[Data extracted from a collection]
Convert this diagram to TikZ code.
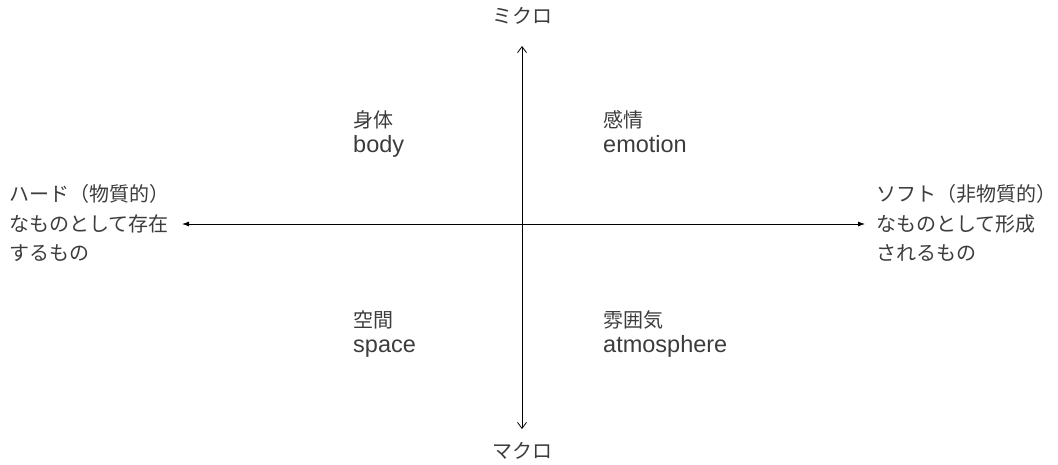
\documentclass[tikz,border=0pt]{standalone}
\usepackage{fontspec}
\setmainfont{Noto Sans CJK JP}
\newfontfamily\latf{Liberation Sans}
\usetikzlibrary{arrows.meta}
\definecolor{txt}{HTML}{3C3C3C}
\tikzset{
  jp/.style={inner sep=0pt, text=txt, font=\fontsize{20}{24}\selectfont, anchor=base west},
  jpc/.style={jp, anchor=base},
  en/.style={inner sep=0pt, text=txt, font=\latf\fontsize{23.5}{27}\selectfont, anchor=base west},
  axis/.style={line width=0.8pt, black},
  vtip/.style={-{Straight Barb[length=6pt,width=9pt]}},
  htip/.style={{Latex[length=7pt,width=5pt]}-{Latex[length=7pt,width=5pt]}}
}
\begin{document}
\begin{tikzpicture}[x=1pt,y=-1pt]
\useasboundingbox (0,0) rectangle (1058,464);
% axis end points
\coordinate (c) at (522,224);
\coordinate (top) at (522,46);
\coordinate (bot) at (522,429);
\coordinate (lft) at (182,224);
\coordinate (rgt) at (865,224);
\draw[axis, vtip] (c) -- (top);
\draw[axis, vtip] (c) -- (bot);
\draw[axis, htip] (lft) -- (rgt);
% axis labels
\node[jpc] (micro) at (522,23) {ミクロ};
\node[jpc] (macro) at (522,458) {マクロ};
\node[jp] (hard1) at (9,201) {ハード（物質的）};
\node[jp] (hard2) at (9,231) {なものとして存在};
\node[jp] (hard3) at (9,260) {するもの};
\node[jp] (soft1) at (876,201) {ソフト（非物質的）};
\node[jp] (soft2) at (876,231) {なものとして形成};
\node[jp] (soft3) at (876,260) {されるもの};
% quadrant labels
\node[jp] (bodyj) at (353,127) {身体};
\node[en] (bodye) at (353,152) {body};
\node[jp] (emoj) at (603,127) {感情};
\node[en] (emoe) at (603,152) {emotion};
\node[jp] (spacej) at (353,327) {空間};
\node[en] (spacee) at (353,352) {space};
\node[jp] (atmj) at (603,327) {雰囲気};
\node[en] (atme) at (603,352) {atmosphere};
\end{tikzpicture}
\end{document}
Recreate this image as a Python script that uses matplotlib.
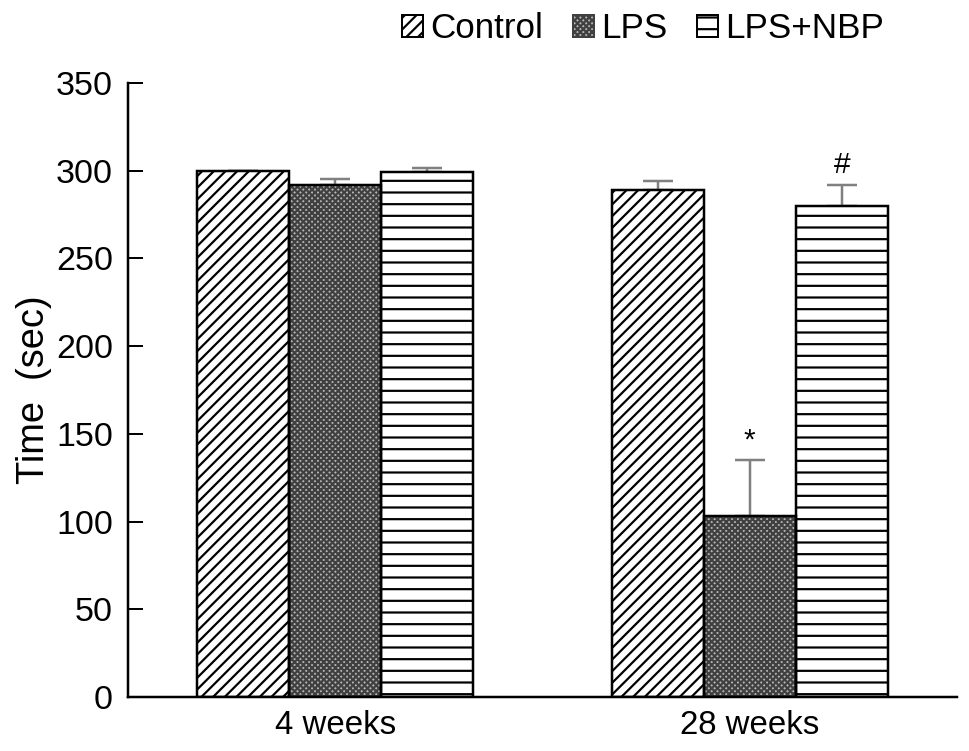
import numpy as np
import matplotlib
matplotlib.use("Agg")
import matplotlib.pyplot as plt
from matplotlib.patches import Patch

DPI = 70
P = 72.0 / DPI  # points per pixel

plt.rcParams['font.family'] = ['Liberation Sans', 'DejaVu Sans']
plt.rcParams['hatch.linewidth'] = 2.2 * P

groups = ['4 weeks', '28 weeks']
series = ['Control', 'LPS', 'LPS+NBP']
means = {
    'Control': [300, 289],
    'LPS': [292, 103],
    'LPS+NBP': [299, 280],
}
errs = {
    'Control': [0, 5],
    'LPS': [3.5, 32],
    'LPS+NBP': [2.5, 12],
}
marks = {('LPS', 1): '*', ('LPS+NBP', 1): '#'}

hatches = {'Control': '//', 'LPS': 'xxxx', 'LPS+NBP': '-'}
faces = {'Control': 'white', 'LPS': '#b4b4b4', 'LPS+NBP': 'white'}
hcol = {'Control': 'black', 'LPS': '#404040', 'LPS+NBP': 'black'}

fig = plt.figure(figsize=(969 / DPI, 751 / DPI), dpi=DPI)
ax = fig.add_axes([128 / 969, 54 / 751, 829 / 969, 614 / 751])

x = np.arange(len(groups))
w = 0.222
for i, s in enumerate(series):
    pos = x + (i - 1) * w
    # hatch layer, then black outline
    ax.bar(pos, means[s], w, color=faces[s], edgecolor=hcol[s], hatch=hatches[s],
           linewidth=0, zorder=2)
    ax.bar(pos, means[s], w, color='none', edgecolor='black', linewidth=2.5 * P, zorder=3)
    ax.errorbar(pos, means[s], yerr=[np.zeros(len(groups)), errs[s]], fmt='none',
                ecolor='#808080', elinewidth=2.5 * P, capsize=15 * P, capthick=2.5 * P,
                zorder=1)
    for j in range(len(groups)):
        if (s, j) in marks:
            ax.text(pos[j], means[s][j] + errs[s][j] + 11, marks[(s, j)],
                    ha='center', va='center', fontsize=30 * P)

ax.set_xlim(-0.5, 1.5)
ax.set_ylim(0, 350)
ax.set_yticks(np.arange(0, 351, 50))
ax.set_xticks(x)
ax.set_xticklabels(groups, fontsize=33 * P)
ax.tick_params(axis='x', length=0, pad=13 * P)
ax.tick_params(axis='y', labelsize=34 * P, width=2 * P, length=15 * P, direction='in',
               pad=15 * P)
ax.spines['top'].set_visible(False)
ax.spines['right'].set_visible(False)
ax.spines['left'].set_linewidth(2.5 * P)
ax.spines['bottom'].set_linewidth(2.5 * P)
ax.set_ylabel('Time  (sec)', fontsize=38 * P)
ax.yaxis.set_label_coords(-76 / 829, 0.5)

handles = [Patch(facecolor=faces[s], edgecolor=hcol[s], hatch=hatches[s], linewidth=2 * P)
           for s in series]
fig.legend(handles, series, loc='upper right', bbox_to_anchor=(884 / 969, 1 - 12 / 751),
           ncol=3, frameon=False, fontsize=35 * P, handlelength=0.6, handleheight=0.6,
           handletextpad=0.2, columnspacing=0.86, borderpad=0, borderaxespad=0)

fig.savefig('out.png', dpi=DPI)
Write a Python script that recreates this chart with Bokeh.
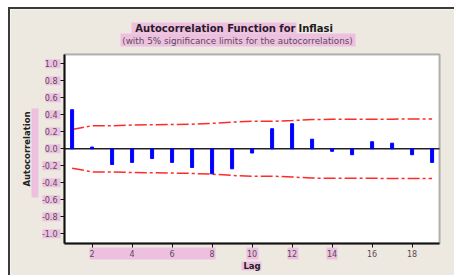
from bokeh.plotting import figure
from bokeh.models import Range1d, FixedTicker, NumeralTickFormatter, Label, BoxAnnotation
from bokeh.embed import file_html
from bokeh.resources import INLINE

lags = list(range(1, 20))
acf = [0.46, 0.02, -0.185, -0.16, -0.115, -0.16, -0.22, -0.295, -0.236, -0.05,
       0.236, 0.295, 0.113, -0.03, -0.07, 0.083, 0.066, -0.07, -0.16]
upper_limit = [0.228, 0.272, 0.272, 0.279, 0.283, 0.286, 0.290, 0.299, 0.314, 0.323,
               0.323, 0.332, 0.345, 0.347, 0.347, 0.348, 0.349, 0.350, 0.351]
lower_limit = [-0.228, -0.272, -0.272, -0.279, -0.283, -0.286, -0.290, -0.299, -0.314, -0.323,
               -0.323, -0.332, -0.345, -0.347, -0.347, -0.348, -0.349, -0.350, -0.351]
y_ticks = [-1.0, -0.8, -0.6, -0.4, -0.2, 0.0, 0.2, 0.4, 0.6, 0.8, 1.0]
x_ticks = [2, 4, 6, 8, 10, 12, 14, 16, 18]

title_main = "Autocorrelation Function for"
title_var = "Inflasi"
subtitle = "(with 5% significance limits for the autocorrelations)"

BG = "#EDE9E0"
PINK = "#EDC0E0"
FONT = "DejaVu Sans"

# canvas placement on the page
CX, CY = 10, 9          # canvas origin (page px)
W, H = 446, 268
# data window of the visible chart box and its page position
X0, X1, Y0, Y1 = 0.62, 19.37, -1.115, 1.11
FL, FR, FT, FB = 64, 439, 54, 243
sx = (FR - FL) / (X1 - X0)
sy = (FB - FT) / (Y1 - Y0)

def dx(px):
    return X0 + (px - FL) / sx

def dy(py):
    return Y0 + (FB - py) / sy

p = figure(width=W, height=H, output_backend="svg", toolbar_location=None,
           x_range=Range1d(dx(CX), dx(CX + W)), y_range=Range1d(dy(CY + H), dy(CY)),
           min_border=0, min_border_left=0, min_border_right=0,
           min_border_top=0, min_border_bottom=0,
           background_fill_color=BG, border_fill_color=BG)
p.outline_line_color = None
p.grid.visible = False

# chart box (white)
p.add_layout(BoxAnnotation(left=X0, right=X1, bottom=Y0, top=Y1, fill_color="white",
                           fill_alpha=1.0, line_color="#111111", line_width=2, level="underlay"))

# pink highlight boxes around texts
def pbox(l, r, t, b):
    return BoxAnnotation(left=dx(l), right=dx(r), top=dy(t), bottom=dy(b),
                         fill_color=PINK, fill_alpha=1.0, line_alpha=0, level="underlay")

boxes = [(31, 38, 108, 197), (89, 215, 247, 259), (246, 258, 247, 259),
         (287, 298, 247, 259), (326, 337, 247, 259), (241, 261, 261, 270),
         (131, 296, 22, 33), (120, 355, 33, 46)]
for v in y_ticks:
    py = FB - (v - Y0) * sy
    boxes.append((42 if v < 0 else 45, 60, py - 4.5, py + 4.5))
for box in boxes:
    p.add_layout(pbox(*box))

# significance limits, zero line, bars
p.line(lags, upper_limit, line_color="#FF2A2A", line_width=1.5, line_dash="12 3 3 3")
p.line(lags, lower_limit, line_color="#FF2A2A", line_width=1.5, line_dash="12 3 3 3")
p.segment(x0=[X0], x1=[X1], y0=[0], y1=[0], line_color="#222222", line_width=1.5)
p.vbar(x=lags, top=acf, bottom=0, width=0.15, fill_color="#0000FF", line_color="#0000FF")

# axes, pinned to the chart box
p.xaxis.fixed_location = Y0
p.yaxis.fixed_location = X0
p.xaxis.bounds = (X0, X1)
p.yaxis.bounds = (Y0, Y1)
p.xaxis.ticker = FixedTicker(ticks=x_ticks)
p.yaxis.ticker = FixedTicker(ticks=y_ticks)
p.yaxis.formatter = NumeralTickFormatter(format="0.0")
for ax in (p.xaxis[0], p.yaxis[0]):
    ax.background_fill_color = None
    ax.background_fill_alpha = 0
    ax.axis_line_color = "#111111"
    ax.axis_line_width = 2
    ax.major_tick_line_color = "#111111"
    ax.major_tick_out = 4
    ax.major_tick_in = 0
    ax.minor_tick_line_color = None
    ax.major_label_text_font = FONT
    ax.major_label_text_font_size = "8px"
    ax.major_label_text_color = "#5A4A5A"
    ax.axis_label_text_font = FONT
    ax.axis_label_text_font_size = "8.5px"
    ax.axis_label_text_font_style = "bold"
    ax.axis_label_text_color = "#222222"
p.xaxis.axis_label = "Lag"
p.yaxis.axis_label = "Autocorrelation"
p.xaxis.major_label_standoff = 2
p.xaxis.axis_label_standoff = 1
p.yaxis.major_label_standoff = 3
p.yaxis.axis_label_standoff = 7

# titles
p.add_layout(Label(x=dx(295), y=dy(28), text=title_main,
                   text_align="right", text_baseline="middle", text_font=FONT,
                   text_font_size="10px", text_font_style="bold", text_color="#2A1A2A"))
p.add_layout(Label(x=dx(298), y=dy(28), text=title_var,
                   text_align="left", text_baseline="middle", text_font=FONT,
                   text_font_size="10px", text_font_style="bold", text_color="#1A1A1A"))
p.add_layout(Label(x=dx(237), y=dy(40), text=subtitle,
                   text_align="center", text_baseline="middle", text_font=FONT,
                   text_font_size="8.8px", text_color="#5A4A5A"))

p.styles = {"margin-top": "7px", "margin-left": "8px",
            "border-top": "2px solid #3A3A3A", "border-left": "2px solid #3A3A3A"}

open("out.html", "w").write(file_html(p, INLINE))
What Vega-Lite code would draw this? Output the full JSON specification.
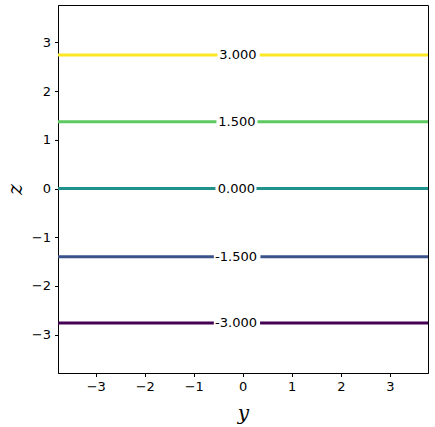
{
  "$schema": "https://vega.github.io/schema/vega-lite/v6.json",
  "width": 370,
  "height": 368,
  "autosize": {"type": "none"},
  "padding": {"left": 58, "top": 5, "right": 7, "bottom": 54},
  "background": "white",
  "config": {
    "view": {"stroke": "black", "strokeWidth": 1},
    "axis": {
      "grid": false,
      "domainColor": "black",
      "tickColor": "black",
      "tickSize": 3.5,
      "labelColor": "black",
      "labelFont": "DejaVu Sans",
      "labelFontSize": 13,
      "titleColor": "black",
      "titleFont": "DejaVu Serif",
      "titleFontStyle": "italic",
      "titleFontWeight": "normal",
      "titleFontSize": 20
    }
  },
  "datasets": {
    "segments": [
      {"level": 3, "z": 2.745, "start": -3.8, "end": -0.516},
      {"level": 3, "z": 2.745, "start": 0.347, "end": 3.8},
      {"level": 1.5, "z": 1.372, "start": -3.8, "end": -0.537},
      {"level": 1.5, "z": 1.372, "start": 0.30, "end": 3.8},
      {"level": 0, "z": 0, "start": -3.8, "end": -0.557},
      {"level": 0, "z": 0, "start": 0.28, "end": 3.8},
      {"level": -1.5, "z": -1.4, "start": -3.8, "end": -0.59},
      {"level": -1.5, "z": -1.4, "start": 0.361, "end": 3.8},
      {"level": -3, "z": -2.765, "start": -3.8, "end": -0.59},
      {"level": -3, "z": -2.765, "start": 0.353, "end": 3.8}
    ],
    "labels": [
      {"level": 3, "z": 2.745, "pos": -0.10, "label": "3.000"},
      {"level": 1.5, "z": 1.372, "pos": -0.12, "label": "1.500"},
      {"level": 0, "z": 0, "pos": -0.13, "label": "0.000"},
      {"level": -1.5, "z": -1.4, "pos": -0.137, "label": "-1.500"},
      {"level": -3, "z": -2.765, "pos": -0.137, "label": "-3.000"}
    ]
  },
  "layer": [
    {
      "data": {"name": "segments"},
      "mark": {"type": "rule", "strokeWidth": 3, "clip": true, "strokeCap": "butt"},
      "encoding": {
        "x": {"field": "start", "type": "quantitative",
              "scale": {"domain": [-3.77, 3.78], "nice": false, "zero": false},
              "axis": {"values": [-3, -2, -1, 0, 1, 2, 3], "title": "y", "titlePadding": 10, "labelPadding": 4}},
        "x2": {"field": "end"},
        "y": {"field": "z", "type": "quantitative",
              "scale": {"domain": [-3.79, 3.77], "nice": false, "zero": false},
              "axis": {"values": [-3, -2, -1, 0, 1, 2, 3], "title": "z", "titlePadding": 6, "labelPadding": 4}},
        "color": {"field": "level", "type": "quantitative",
                  "scale": {"type": "ordinal", "domain": [-3, -1.5, 0, 1.5, 3],
                            "range": ["#440154", "#3b528b", "#21918c", "#5ec962", "#fde725"]},
                  "legend": null}
      }
    },
    {
      "data": {"name": "labels"},
      "mark": {"type": "text", "font": "DejaVu Sans", "fontSize": 13, "color": "black", "align": "center", "baseline": "middle"},
      "encoding": {
        "x": {"field": "pos", "type": "quantitative"},
        "y": {"field": "z", "type": "quantitative"},
        "text": {"field": "label"}
      }
    }
  ]
}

Problem description:
From the listing above, copy every line that includes the word "draw".

Answer to this task:
\draw[axis, vtip] (c) -- (top);
\draw[axis, vtip] (c) -- (bot);
\draw[axis, htip] (lft) -- (rgt);
What Vega-Lite code would draw this? Output the full JSON specification.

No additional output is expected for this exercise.